Matt McConnell, executive chef and co-owner of Bar Lourinha, is delighted at the new connection, and pleased the hotel managers are proving so keen to cooperate.
“I think everyone is doing everything they can to think outside the box at the moment, and do things differently,” he said. “That’s part of survival for us all.
“It’s great for the hotel guests and weekend visitors, as there are so many beautiful restaurants around them, and it now makes it easier for them to come and try us. This could certainly be worth continuing later, post-COVID, too.”
A number of other hotels in Melbourne have their own twist on engaging with the community.
Hotel Chadstone Melbourne MGallery by Sofitel, for example, is stocking the products of local suppliers, such as cocktails from the Everleigh Bottling Co, and giving away a free Chadstone shopping centre tote bag, while Pullman Melbourne on the Park has a partnership with Bass & Flinders Distillery.
Those hotels’ new spirit of enterprise has heartened Dean Long, chief executive of Accommodation Australia.
“The saying might be that necessity drives innovation,” he said. “But the truth is that Australian hotels have always been highly innovative in meeting guests’ needs and being active in their local communities.”
In Brisbane, hotels are hard at work too.
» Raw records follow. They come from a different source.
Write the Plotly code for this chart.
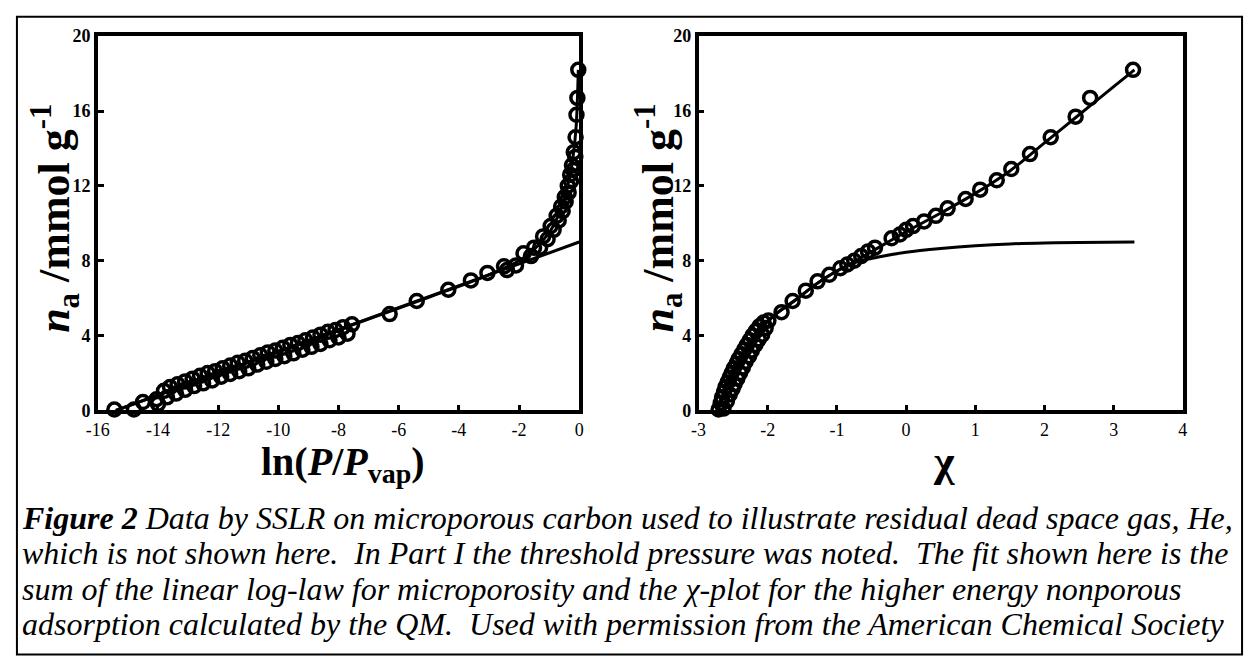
import plotly.graph_objects as go

# ---------------- data ----------------
# Left panel: n_a vs ln(P/Pvap)
left_x_a = [-15.45, -14.8, -14.5, -14.05, -13.8, -13.6, -13.35, -13.1, -12.85, -12.6, -12.35, -12.1,
            -11.85, -11.6, -11.35, -11.1, -10.85, -10.6, -10.35, -10.1, -9.85, -9.6, -9.35, -9.1,
            -8.85, -8.6, -8.35, -8.1, -7.85, -7.55, -6.3, -5.4, -4.35, -3.6, -3.05, -2.5, -1.85,
            -1.5, -1.2, -0.95, -0.75, -0.6, -0.48, -0.38, -0.3, -0.24, -0.18, -0.12, -0.09, -0.06, -0.03]
left_n_a = [0.05, 0.05, 0.45, 0.6, 1.05, 1.25, 1.4, 1.55, 1.7, 1.85, 2.0, 2.1,
            2.25, 2.4, 2.55, 2.65, 2.8, 2.95, 3.1, 3.2, 3.35, 3.5, 3.6, 3.75,
            3.9, 4.05, 4.2, 4.3, 4.45, 4.6, 5.15, 5.85, 6.45, 6.95, 7.35, 7.7, 8.4,
            8.7, 9.3, 9.85, 10.4, 10.9, 11.4, 12.0, 12.6, 13.1, 13.8, 14.6, 15.8, 16.7, 18.2]
left_x_b = [-14.0, -13.7, -13.4, -13.1, -12.8, -12.5, -12.2, -11.9, -11.6, -11.3, -11.0, -10.7,
            -10.4, -10.1, -9.8, -9.5, -9.2, -8.9, -8.6, -8.3, -8.0, -7.7, -2.4, -2.1, -1.6,
            -1.3, -1.05, -0.85, -0.68, -0.55, -0.45, -0.35, -0.27, -0.2, -0.13]
left_n_b = [0.35, 0.7, 0.9, 1.1, 1.3, 1.45, 1.6, 1.8, 1.95, 2.1, 2.25, 2.45,
            2.6, 2.75, 2.9, 3.05, 3.25, 3.4, 3.55, 3.75, 3.9, 4.1, 7.5, 7.75, 8.25,
            8.7, 9.15, 9.65, 10.15, 10.65, 11.15, 11.65, 12.25, 12.85, 13.55]
left_micro_x = [-15.4, 0.0]
left_micro_n = [0.0, 9.0]
left_fit_x = [-15.4, -10.0, -5.0, -3.0, -2.0, -1.5, -1.0, -0.7, -0.5, -0.3, -0.2, -0.1, -0.03]
left_fit_n = [0.0, 3.15, 6.05, 7.25, 8.0, 8.6, 9.5, 10.4, 11.3, 12.6, 13.6, 15.2, 18.2]

# Right panel: n_a vs chi
right_x_a = [-2.71, -2.68, -2.66, -2.63, -2.61, -2.58, -2.55, -2.52, -2.49, -2.45, -2.42, -2.38,
             -2.34, -2.30, -2.26, -2.22, -2.17, -2.12, -2.06,
             -1.80, -1.64, -1.45, -1.28, -1.11, -0.95, -0.85, -0.75, -0.65, -0.55, -0.45,
             -0.21, -0.09, 0.0, 0.10, 0.26, 0.43, 0.60, 0.86, 1.07, 1.31, 1.52, 1.79, 2.09,
             2.45, 2.66, 3.28]
right_n_a = [0.05, 0.4, 0.7, 1.0, 1.25, 1.5, 1.75, 2.0, 2.25, 2.5, 2.75, 3.0,
             3.25, 3.5, 3.75, 4.0, 4.25, 4.5, 4.7,
             5.25, 5.85, 6.4, 6.9, 7.25, 7.6, 7.8, 8.0, 8.25, 8.5, 8.7,
             9.2, 9.4, 9.65, 9.85, 10.1, 10.4, 10.8, 11.3, 11.8, 12.3, 12.9, 13.7, 14.6,
             15.7, 16.7, 18.2]
right_x_b = [-2.64, -2.59, -2.55, -2.51, -2.48, -2.44, -2.40, -2.36, -2.32, -2.27, -2.23, -2.18,
             -2.13, -2.08, -2.03, -1.99]
right_n_b = [0.1, 0.5, 0.85, 1.15, 1.4, 1.7, 2.0, 2.3, 2.6, 2.9, 3.2, 3.5,
             3.8, 4.05, 4.4, 4.8]
right_fit_x = [-2.72, -2.6, -2.45, -2.3, -2.1, -1.9, -1.6, -1.3, -1.0, -0.7, -0.4, 0.0, 0.5,
               1.0, 1.5, 2.0, 2.5, 3.0, 3.3]
right_fit_n = [0.0, 1.2, 2.4, 3.4, 4.4, 5.1, 5.9, 6.75, 7.45, 8.05, 8.7, 9.55, 10.55,
               11.6, 12.8, 14.3, 15.8, 17.3, 18.2]
right_micro_x = [-2.72, -2.6, -2.45, -2.3, -2.1, -1.9, -1.6, -1.3, -1.0, -0.7, -0.4, 0.0, 0.5,
                 1.0, 1.5, 2.0, 2.5, 3.3]
right_micro_n = [0.0, 1.2, 2.4, 3.4, 4.4, 5.1, 5.9, 6.75, 7.45, 7.95, 8.2, 8.45, 8.65,
                 8.8, 8.9, 8.95, 8.97, 9.0]

left_xticks = [-16, -14, -12, -10, -8, -6, -4, -2, 0]
right_xticks = [-3, -2, -1, 0, 1, 2, 3, 4]
y_ticks = [0, 4, 8, 12, 16, 20]

caption_lines = [
    "<b>Figure 2</b> Data by SSLR on microporous carbon used to illustrate residual dead space gas, He,",
    "which is not shown here.  In Part I the threshold pressure was noted.  The fit shown here is the",
    "sum of the linear log-law for microporosity and the χ-plot for the higher energy nonporous",
    "adsorption calculated by the QM.  Used with permission from the American Chemical Society",
]

# ---------------- figure ----------------
W, H = 1251, 658
SERIF = "Liberation Serif"
fig = go.Figure()

marker = dict(symbol="circle-open", size=13, color="black", line=dict(width=3.5, color="black"))
line_style = dict(color="black", width=3)

def add_panel(xa, ya, xb, yb, fx, fy, mx, my, xref, yref, spline):
    fig.add_trace(go.Scatter(x=mx, y=my, mode="lines", line=dict(line_style, shape="spline" if spline else "linear"),
                             xaxis=xref, yaxis=yref, cliponaxis=False, showlegend=False, hoverinfo="skip"))
    fig.add_trace(go.Scatter(x=fx, y=fy, mode="lines", line=dict(line_style, shape="spline"),
                             xaxis=xref, yaxis=yref, cliponaxis=False, showlegend=False, hoverinfo="skip"))
    fig.add_trace(go.Scatter(x=xb, y=yb, mode="markers", marker=marker,
                             xaxis=xref, yaxis=yref, cliponaxis=False, showlegend=False))
    fig.add_trace(go.Scatter(x=xa, y=ya, mode="markers", marker=marker,
                             xaxis=xref, yaxis=yref, cliponaxis=False, showlegend=False))

add_panel(left_x_a, left_n_a, left_x_b, left_n_b, left_fit_x, left_fit_n,
          left_micro_x, left_micro_n, "x", "y", False)
add_panel(right_x_a, right_n_a, right_x_b, right_n_b, right_fit_x, right_fit_n,
          right_micro_x, right_micro_n, "x2", "y2", True)

ydom = [1 - 413 / H, 1 - 27 / H]
axis_common = dict(showline=True, linecolor="black", linewidth=3.5, mirror=True,
                   ticks="inside", ticklen=6, tickwidth=3, tickcolor="black",
                   showgrid=False, zeroline=False, fixedrange=True)
xfont = dict(family=SERIF, size=18, color="black")
yfont = dict(family=SERIF, size=18, color="black", weight="bold")

fig.update_layout(
    width=W, height=H, margin=dict(l=0, r=0, t=0, b=0),
    paper_bgcolor="white", plot_bgcolor="white",
    xaxis=dict(axis_common, domain=[87 / W, 575 / W], range=[-16, 0], tickvals=left_xticks,
               ticktext=[str(v) for v in left_xticks], tickfont=xfont, anchor="y"),
    yaxis=dict(axis_common, domain=ydom, range=[0, 20], tickvals=y_ticks, tickfont=yfont, anchor="x"),
    xaxis2=dict(axis_common, domain=[696 / W, 1187 / W], range=[-3, 4], tickvals=right_xticks,
                ticktext=[str(v) for v in right_xticks], tickfont=xfont, anchor="y2"),
    yaxis2=dict(axis_common, domain=ydom, range=[0, 20], tickvals=y_ticks, tickfont=yfont, anchor="x2"),
)

ann = []
ytitle = "<i>n</i><sub>a</sub> /mmol g<sup>-1</sup>"
for xc in (44, 656):
    ann.append(dict(text=ytitle, x=xc / W, y=1 - 215 / H, xref="paper", yref="paper",
                    textangle=-90, showarrow=False, xanchor="center", yanchor="middle",
                    font=dict(family=SERIF, size=44, color="black", weight="bold")))
ann.append(dict(text="ln(<i>P</i>/<i>P</i><sub>vap</sub>)", x=336 / W, y=1 - 440 / H,
                xref="paper", yref="paper", showarrow=False, xanchor="center", yanchor="top",
                font=dict(family=SERIF, size=40, color="black", weight="bold")))
ann.append(dict(text="χ", x=945 / W, y=1 - 438 / H, xref="paper", yref="paper", showarrow=False,
                xanchor="center", yanchor="top",
                font=dict(family=SERIF, size=44, color="black", weight="bold")))
for i, line in enumerate(caption_lines):
    ann.append(dict(text="<i>" + line + "</i>", x=8 / W, y=1 - (524 + 36.5 * i) / H,
                    xref="paper", yref="paper", showarrow=False, xanchor="left", yanchor="middle",
                    align="left", font=dict(family=SERIF, size=32, color="black")))
fig.update_layout(annotations=ann)

fig.add_shape(type="rect", xref="paper", yref="paper", x0=5 / W, x1=1247 / W, y0=-0.01, y1=1 - 7 / H,
              line=dict(color="black", width=2), fillcolor="rgba(0,0,0,0)", layer="above")

fig.write_html("out.html", config={"displayModeBar": False},
               post_script="document.body.style.margin='0';document.body.style.padding='0';")
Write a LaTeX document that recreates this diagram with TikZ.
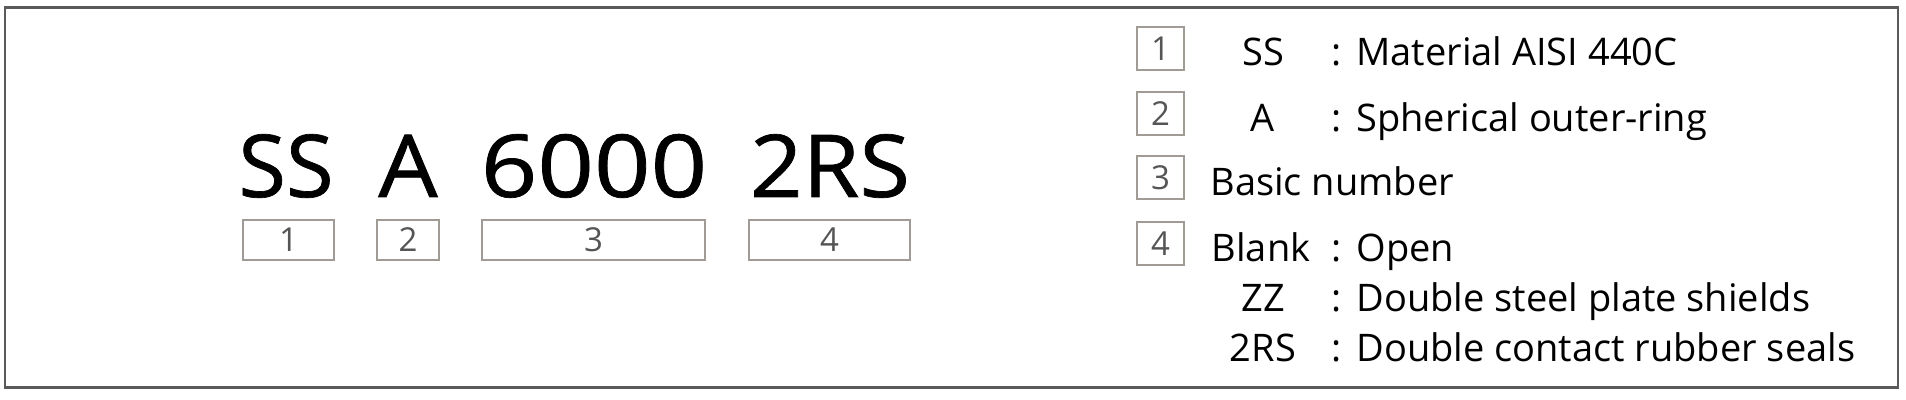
\documentclass[tikz,border=0pt]{standalone}
\usepackage{fontspec}
\setmainfont{Open Sans}
\newfontfamily\codefont[FakeBold=0.8]{Open Sans}

\definecolor{framegray}{HTML}{5A5A5A}
\definecolor{boxgray}{HTML}{A19B95}
\definecolor{numgray}{HTML}{555555}

\tikzset{
  code/.style = {font=\codefont\fontsize{43.4}{50}\selectfont, inner sep=0pt, anchor=base},
  numbox/.style = {draw=boxgray, line width=1pt, inner sep=0pt, text=numgray,
    font=\fontsize{16.5}{18}\selectfont},
  keytext/.style = {font=\fontsize{19}{22}\selectfont, inner sep=0pt, anchor=base},
  desc/.style = {keytext, anchor=base west},
}

\begin{document}
\begin{tikzpicture}[x=0.5pt, y=-0.5pt]
\useasboundingbox (0,0) rectangle (1906,400);
\draw[framegray, line width=1.2pt] (5,7.5) rectangle (1898,387.5);

%code parts
\node[code] (ss)   at (286,197) {SS};
\node[code] (a)    at (408,197) {\scalebox{1.08}[1]{A}};
\node[code] (num)  at (594,197) {\scalebox{1.14}[1]{6000}};
\node[code] (seal) at (830,197) {\scalebox{1.06}[1]{2RS}};

%boxes under the code
\foreach \name/\x/\w/\n in {b1/288.5/91/1, b2/408/62/2, b3/593.5/223/3, b4/829.5/161/4}
  {\node[numbox, minimum width=\w*0.5pt, minimum height=20pt] (\name) at (\x,240) {\n};}

%legend
\foreach \n/\y in {1/48.5, 2/114, 3/178, 4/244}
  {\node[numbox, minimum width=23.5pt, minimum height=21.5pt] (k\n) at (1160.5,\y) {\n};}

\node[keytext] (kss)   at (1263,66)  {SS};
\node[keytext] (ka)    at (1263,132) {A};
\node[keytext] (kblank) at (1261,262) {Blank};
\node[keytext] (kzz)   at (1263,312) {ZZ};
\node[keytext] (k2rs)  at (1263,362) {2RS};

\foreach \name/\y in {c1/66, c2/132, c4/262, c5/312, c6/362}
  {\node[keytext] (\name) at (1337,\y) {:};}

\node[desc] (dss)   at (1356,66)  {Material AISI 440C};
\node[desc] (da)    at (1356,132) {Spherical outer-ring};
\node[desc] (dnum)  at (1210,196) {Basic number};
\node[desc] (dopen) at (1356,262) {Open};
\node[desc] (dzz)   at (1356,312) {Double steel plate shields};
\node[desc] (d2rs)  at (1356,362) {Double contact rubber seals};

\end{tikzpicture}
\end{document}
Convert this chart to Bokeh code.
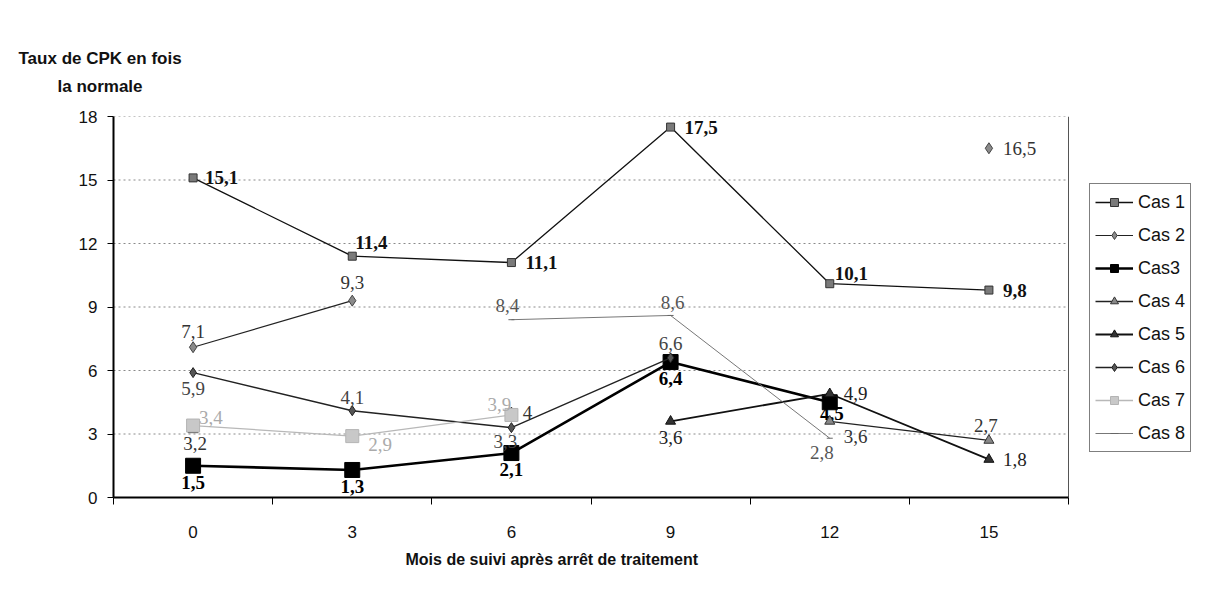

The Calile Hotel in Fortitude Valley, part of the TFE Hotels Collection, has recently refined its “Friends of Calile” program offering a series of links with, and discounts from, a select group of retailers in its James Street precinct.
A map of the area, with all partners highlighted, is put in every room of the resort, together with special offers, invitations for bookings and the hotel’s distinctive card which, on presentation, earns a 10 per cent discount. Meanwhile, the hotel’s trademark cocktail, the Calile Spritz, is now offered at three outside restaurants as well as in-house.
“We’ve spent a lot of time on the friends program, working out how it can benefit guests as well as the other businesses,” said hotel general manager Rob Unson.
“Our guests are visiting more than just the hotel; they are using the precinct as well.
“So while they might be coming to Brisbane, they might never leave James Street! With endless bars and restaurants and shopping, that’s a great result for us all.”